The European Central Bank (ECB) warns of the low stock market value of banks in the euro area, due to the risk premiums that investors demand to buy their shares and because of the taxes that some countries are going to apply to their profits, as in Spain and Italy, although it does not cite them.
ECB economists estimate in an article in the forthcoming Financial Stability Report, published on Monday, that between March 2022 and the end of the year, euro area banks’ share prices rose 18 per cent from the lows to which they fell after the start of Russia’s war against Ukraine because earnings expectations of the impact recovered.

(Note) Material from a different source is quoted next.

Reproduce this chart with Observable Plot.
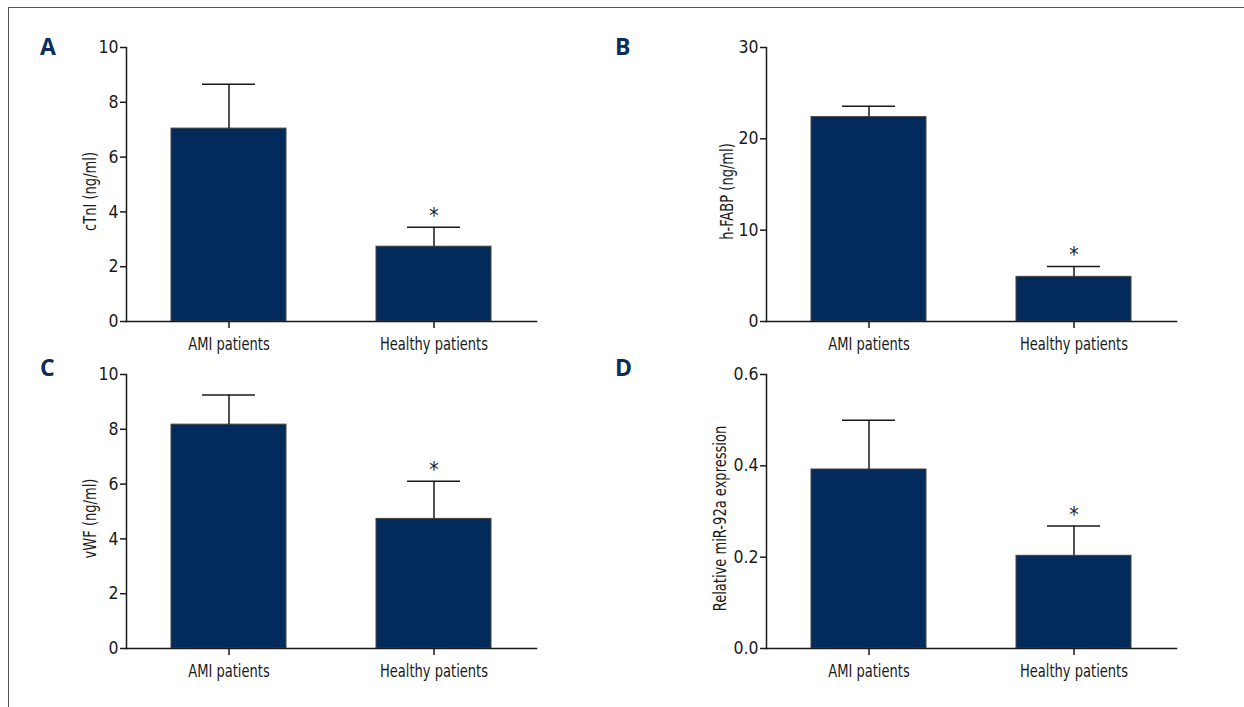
<!DOCTYPE html>
<html><head><meta charset="utf-8">
<script src="https://cdn.jsdelivr.net/npm/d3@7"></script>
<script src="https://cdn.jsdelivr.net/npm/@observablehq/plot@0.6"></script>
<style>
body{margin:0;background:#fff;overflow:hidden}
#wrap{position:relative;width:1244px;height:707px;overflow:hidden;background:#fff}
#border{position:absolute;left:8px;top:7px;width:1300px;height:800px;border:1px solid #555;box-sizing:border-box}
.panel{position:absolute}
.letter{position:absolute;font-family:"Open Sans","Liberation Sans",sans-serif;font-weight:700;font-size:23px;color:#0b2d5b;line-height:1}
</style></head><body><div id="wrap"><div id="border"></div></div>
<script>
const groups = ["AMI patients", "Healthy patients"];

const cTnIMean = [7.04, 2.73];
const cTnIErr  = [1.62, 0.71];
const hFABPMean = [22.38, 4.89];
const hFABPErr  = [1.20, 1.13];
const vWFMean = [8.17, 4.73];
const vWFErr  = [1.08, 1.37];
const miRMean = [0.392, 0.203];
const miRErr  = [0.108, 0.065];
const significant = [false, true];

const yLabels = ["cTnI (ng/ml)", "h-FABP (ng/ml)", "vWF (ng/ml)", "Relative miR-92a expression"];
const yTicksA = [0, 2, 4, 6, 8, 10];
const yTicksB = [0, 10, 20, 30];
const yTicksC = [0, 2, 4, 6, 8, 10];
const yTicksD = [0, 0.2, 0.4, 0.6];
const panelLetters = ["A", "B", "C", "D"];

const FONT = '"DejaVu Sans Condensed","Liberation Sans Narrow",sans-serif';
const INK = "#1a1a1a";
const NARROW = 0.83;

function makePanel(means, errs, yLabel, yDomain, yTicks, tickFormat, mT, mB, labelDx) {
  const rows = groups.map((g, i) => ({group: g, mean: means[i], top: means[i] + errs[i], sig: significant[i]}));
  const svg = Plot.plot({
    width: 560,
    height: mT + 274 + mB,
    marginLeft: 126, marginRight: 24, marginTop: mT, marginBottom: mB,
    style: {background: "transparent", fontFamily: FONT, fontSize: "17.5px", color: INK, overflow: "visible"},
    x: {domain: groups, paddingInner: 0.44, paddingOuter: 0.22, label: null},
    y: {domain: yDomain, label: null},
    marks: [
      Plot.barY(rows, {x: "group", y: "mean", fill: "#022a5a", stroke: "#444", strokeWidth: 1}),
      Plot.ruleX(rows, {x: "group", y1: "mean", y2: "top", stroke: INK, strokeWidth: 1.5}),
      Plot.tickY(rows, {x: "group", y: "top", inset: 31, stroke: INK, strokeWidth: 1.5}),
      Plot.text(rows.filter(d => d.sig), {x: "group", y: "top", text: () => "*", dy: -11, fontSize: 21, fill: INK}),
      Plot.axisY({ticks: yTicks, tickFormat, tickSize: 6, tickPadding: 2, fontSize: 17.5, label: null, strokeWidth: 1.5}),
      Plot.axisX({tickSize: 7, tickPadding: 9, fontSize: 17.5, label: null, strokeWidth: 1.5}),
      Plot.frame({anchor: "left", strokeWidth: 1.5, stroke: INK}),
      Plot.frame({anchor: "bottom", strokeWidth: 1.5, stroke: INK}),
      Plot.text([yLabel], {frameAnchor: "left", textAnchor: "middle", rotate: -90, dx: labelDx, dy: 7, fontSize: 17.5, text: d => d, fill: INK})
    ]
  });
  // condense category labels and the axis title horizontally (narrow typeface look)
  svg.querySelectorAll("text").forEach(t => {
    const g = t.closest("g");
    if (g && g.getAttribute("aria-label") === "y-axis tick label") return;
    if (t.textContent === "*") return;
    let tr = t.getAttribute("transform") || "";
    const x = t.getAttribute("x");
    if (x !== null && /^-?[\d.]+$/.test(x)) {
      tr = `translate(${x},0) ` + tr;
      t.removeAttribute("x");
    }
    t.setAttribute("transform", (tr + ` scale(${NARROW},1)`).trim());
  });
  return svg;
}

const wrap = document.getElementById("wrap");
const specs = [
  {el: makePanel(cTnIMean, cTnIErr, yLabels[0], [0, 10], yTicksA, d3.format("d"), 47, 39, -36), left: 0, top: 0},
  {el: makePanel(hFABPMean, hFABPErr, yLabels[1], [0, 30], yTicksB, d3.format("d"), 47, 39, -39), left: 640, top: 0},
  {el: makePanel(vWFMean, vWFErr, yLabels[2], [0, 10], yTicksC, d3.format("d"), 14, 59, -36), left: 0, top: 360},
  {el: makePanel(miRMean, miRErr, yLabels[3], [0, 0.6], yTicksD, d3.format(".1f"), 14, 59, -46), left: 640, top: 360}
];
specs.forEach(s => {
  s.el.classList.add("panel");
  s.el.style.left = s.left + "px";
  s.el.style.top = s.top + "px";
  s.el.style.position = "absolute";
  wrap.appendChild(s.el);
});
const letterPos = [[40, 35], [615, 35], [40, 356], [615, 356]];
panelLetters.forEach((t, i) => {
  const d = document.createElement("div");
  d.className = "letter";
  d.textContent = t;
  d.style.left = letterPos[i][0] + "px";
  d.style.top = letterPos[i][1] + "px";
  wrap.appendChild(d);
});
</script></body></html>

“The negative impact of higher risk-free rates on the net present value of future dividends paid by banks was offset by the fall in uncertainty about the outlook for the sector, as measured by the equity risk premium,” according to the ECB.
Equity risk premium
However, the equity risk premium increased sharply in March 2023 during the US and Swiss banking tensions and continued to rise even when the tensions subsided.

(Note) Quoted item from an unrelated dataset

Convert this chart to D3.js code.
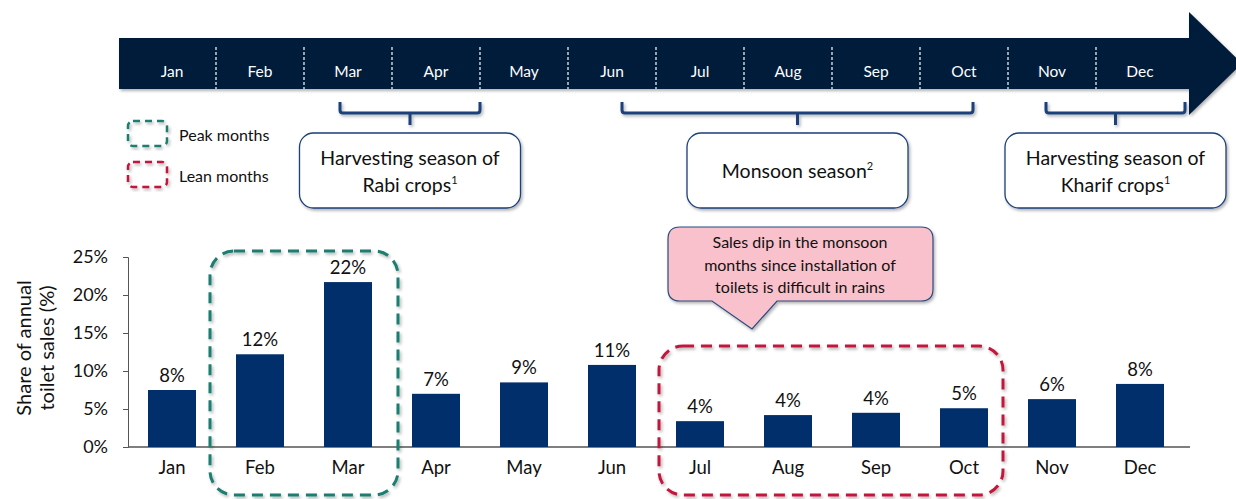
<!DOCTYPE html>
<html>
<head>
<meta charset="utf-8">
<script src="https://cdn.jsdelivr.net/npm/d3@7"></script>
<style>
  body { margin: 0; background: #fff; }
  svg { font-family: Lato, "Open Sans", sans-serif; }
</style>
</head>
<body>
<svg width="1236" height="499"></svg>
<script>
// data
var months = ["Jan", "Feb", "Mar", "Apr", "May", "Jun", "Jul", "Aug", "Sep", "Oct", "Nov", "Dec"];
var share = [7.5, 12.2, 21.7, 7.0, 8.5, 10.8, 3.4, 4.2, 4.5, 5.1, 6.3, 8.3];
var shareLabels = ["8%", "12%", "22%", "7%", "9%", "11%", "4%", "4%", "4%", "5%", "6%", "8%"];
var yTicks = [0, 5, 10, 15, 20, 25];

var seasons = [
  { from: "Mar", to: "Apr", lines: ["Harvesting season of", "Rabi crops"], sup: "1" },
  { from: "Jun", to: "Oct", lines: ["Monsoon season"], sup: "2" },
  { from: "Nov", to: "Dec", lines: ["Harvesting season of", "Kharif crops"], sup: "1" }
];
var peakMonths = ["Feb", "Mar"];
var leanMonths = ["Jul", "Aug", "Sep", "Oct"];
var calloutLines = ["Sales dip in the monsoon", "months since installation of", "toilets is difficult in rains"];

var navy = "#002f6c", dark = "#061a3a", teal = "#1b7d70", red = "#c3173d";

var svg = d3.select("svg");

var defs = svg.append("defs");
var f = defs.append("filter").attr("id", "shadow").attr("x", "-10%").attr("y", "-10%").attr("width", "130%").attr("height", "130%");
f.append("feDropShadow").attr("dx", 1.5).attr("dy", 2).attr("stdDeviation", 1.5)
  .attr("flood-color", "#000").attr("flood-opacity", 0.3);

// **** scales ****
var x = d3.scaleBand().domain(months).range([128, 1184])
  .paddingInner(40 / 88).paddingOuter(20 / 88);
var step = x.step();
function cellStart(m) { return x(m) - (step - x.bandwidth()) / 2; }
function center(m) { return x(m) + x.bandwidth() / 2; }

var y = d3.scaleLinear().domain([0, 25]).range([447, 257]);

// **** timeline arrow ****
var tl = svg.append("g");
tl.append("path")
  .attr("d", "M119,38 H1189 V12 L1242,63.5 L1189,115 V89 H119 Z")
  .attr("fill", dark).attr("filter", "url(#shadow)");

tl.selectAll("line.sep").data(months.slice(1))
  .enter().append("line")
  .attr("x1", function(d) { return cellStart(d); })
  .attr("x2", function(d) { return cellStart(d); })
  .attr("y1", 47).attr("y2", 89)
  .attr("stroke", "#fff").attr("stroke-width", 1.2).attr("stroke-dasharray", "3,2");

tl.selectAll("text").data(months)
  .enter().append("text")
  .attr("x", function(d) { return center(d); })
  .attr("y", 77)
  .attr("text-anchor", "middle")
  .attr("fill", "#fff").attr("font-size", 15.5)
  .text(function(d) { return d; });

// **** season braces and boxes ****
var braceX = [
  [center("Mar") - 8, cellStart("Apr") + step],
  [center("Jun") + 10, center("Oct") + 9],
  [center("Nov") - 6, cellStart("Dec") + step + 1]
];
seasons.forEach(function(s, i) {
  var x0 = braceX[i][0], x1 = braceX[i][1], xm = (x0 + x1) / 2;
  svg.append("path")
    .attr("d", "M" + x0 + ",102 V110 Q" + x0 + ",113 " + (x0 + 3) + ",113 H" + (x1 - 3) +
      " Q" + x1 + ",113 " + x1 + ",110 V102 M" + xm + ",113 V125")
    .attr("fill", "none").attr("stroke", "#1b3f7a").attr("stroke-width", 3)
    .attr("filter", "url(#shadow)");
  svg.append("rect")
    .attr("x", xm - 110.5).attr("y", 133).attr("width", 221).attr("height", 75)
    .attr("rx", 14)
    .attr("fill", "#fff").attr("stroke", "#1b3f7a").attr("stroke-width", 1.3)
    .attr("filter", "url(#shadow)");
  var t = svg.append("text").attr("text-anchor", "middle").attr("font-size", 19.5).attr("fill", "#111");
  var y0 = s.lines.length == 1 ? 178 : 165;
  s.lines.forEach(function(line, j) {
    t.append("tspan").attr("x", xm).attr("y", y0 + j * 27).text(line);
    if (j == s.lines.length - 1) {
      t.append("tspan").attr("dy", -8).attr("font-size", 11).text(s.sup);
    }
  });
});

// **** legend ****
var legend = [{ label: "Peak months", color: teal }, { label: "Lean months", color: red }];
var lg = svg.selectAll("g.legend").data(legend).enter().append("g")
  .attr("transform", function(d, i) { return "translate(128," + (121 + i * 41) + ")"; });
lg.append("rect")
  .attr("width", 39).attr("height", 25).attr("rx", 5)
  .attr("fill", "none").attr("stroke", function(d) { return d.color; })
  .attr("stroke-width", 2.5).attr("stroke-dasharray", "7,5")
  .attr("filter", "url(#shadow)");
lg.append("text")
  .attr("x", 51).attr("y", 20)
  .attr("font-size", 16).attr("fill", "#111")
  .text(function(d) { return d.label; });

// **** axes ****
svg.append("g")
  .attr("transform", "translate(128,0)")
  .call(d3.axisLeft(y).tickValues(yTicks).tickSize(5).tickFormat(function(d) { return d + "%"; }))
  .call(function(g) {
    g.select(".domain").attr("stroke", "#555");
    g.selectAll(".tick line").attr("stroke", "#555");
    g.selectAll(".tick text").attr("font-size", 18).attr("fill", "#111")
      .attr("font-family", "Lato, sans-serif").attr("x", -20);
  });

svg.append("line")
  .attr("x1", 128).attr("x2", 1190).attr("y1", y(0)).attr("y2", y(0))
  .attr("stroke", "#555").attr("stroke-width", 1.5);

svg.append("text")
  .attr("transform", "translate(31,348) rotate(-90)")
  .attr("text-anchor", "middle").attr("font-size", 20).attr("fill", "#111")
  .text("Share of annual");
svg.append("text")
  .attr("transform", "translate(54,348) rotate(-90)")
  .attr("text-anchor", "middle").attr("font-size", 20).attr("fill", "#111")
  .text("toilet sales (%)");

// **** bars ****
var bars = svg.selectAll("g.bar").data(months).enter().append("g");
bars.append("rect")
  .attr("x", function(d) { return x(d); })
  .attr("width", x.bandwidth())
  .attr("y", function(d, i) { return y(share[i]); })
  .attr("height", function(d, i) { return y(0) - y(share[i]); })
  .attr("fill", navy);
bars.append("text")
  .attr("x", function(d) { return center(d); })
  .attr("y", function(d, i) { return y(share[i]) - 8; })
  .attr("text-anchor", "middle").attr("font-size", 18.5).attr("fill", "#111")
  .text(function(d, i) { return shareLabels[i]; });
bars.append("text")
  .attr("x", function(d) { return center(d); })
  .attr("y", 474)
  .attr("text-anchor", "middle").attr("font-size", 18.5).attr("fill", "#111")
  .text(function(d) { return d; });

// **** peak / lean highlight boxes ****
function highlight(list, color, top, padL, padR) {
  var a = cellStart(list[0]) + padL;
  var b = cellStart(list[list.length - 1]) + step + padR;
  svg.append("rect")
    .attr("x", a).attr("y", top).attr("width", b - a).attr("height", 495 - top)
    .attr("rx", 24)
    .attr("fill", "none").attr("stroke", color).attr("stroke-width", 3)
    .attr("stroke-dasharray", "11,7")
    .attr("filter", "url(#shadow)");
}
highlight(peakMonths, teal, 251, -6, 6);
highlight(leanMonths, red, 346, 3, -5);

// **** callout ****
var cx0 = 668, cx1 = 933, cy0 = 227, cy1 = 301, r = 12;
var tipX = center("Jul") + 52;
svg.append("path")
  .attr("d", "M" + (cx0 + r) + "," + cy0 + " H" + (cx1 - r) + " Q" + cx1 + "," + cy0 + " " + cx1 + "," + (cy0 + r) +
    " V" + (cy1 - r) + " Q" + cx1 + "," + cy1 + " " + (cx1 - r) + "," + cy1 +
    " H777 L" + tipX + ",329 L712," + cy1 +
    " H" + (cx0 + r) + " Q" + cx0 + "," + cy1 + " " + cx0 + "," + (cy1 - r) +
    " V" + (cy0 + r) + " Q" + cx0 + "," + cy0 + " " + (cx0 + r) + "," + cy0 + " Z")
  .attr("fill", "#f9c1cc").attr("stroke", "#2b4b80").attr("stroke-width", 1.2)
  .attr("filter", "url(#shadow)");
svg.append("text")
  .attr("text-anchor", "middle").attr("font-size", 16).attr("fill", "#111")
  .selectAll("tspan").data(calloutLines).enter().append("tspan")
  .attr("x", 800).attr("y", function(d, i) { return 248 + i * 22.5; })
  .text(function(d) { return d; });
</script>
</body>
</html>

The stock market value of euro area banks is not much higher than before the coronavirus pandemic.
Given that banks have increased their profitability, this situation indicates increased uncertainty about the long-term sustainability of banks’ earnings, the ECB adds.
Banks’ equity risk premia have declined in value on the stock market since the tensions in the spring.
The low value of bank shares and the cost of capital increases the cost of lending to the real economy and makes it more difficult for banks to raise capital, says the ECB.
ECB warns of bank excise taxes on the sustainability of dividend payments
In addition, the ECB warns that uncertainty about the outlook for banks’ earnings and asset quality together with concerns about the sustainability of their dividend payments after some countries announced higher bank levies also contribute to the stagnation of banks’ stock market value and high risk premia.
Some of these countries are Spain and Italy, although the ECB does not explicitly mention them.
The ECB therefore considers that “in the long run this may adversely affect financial stability” because banks will not be able to raise capital when needed.
Banks’ exposure to corporate loans has reduced their stock market value since the end of 2022.
ECB Vice-President Luis de Guindos will present on Wednesday the Financial Stability Report, which analyses the current risks in the euro area.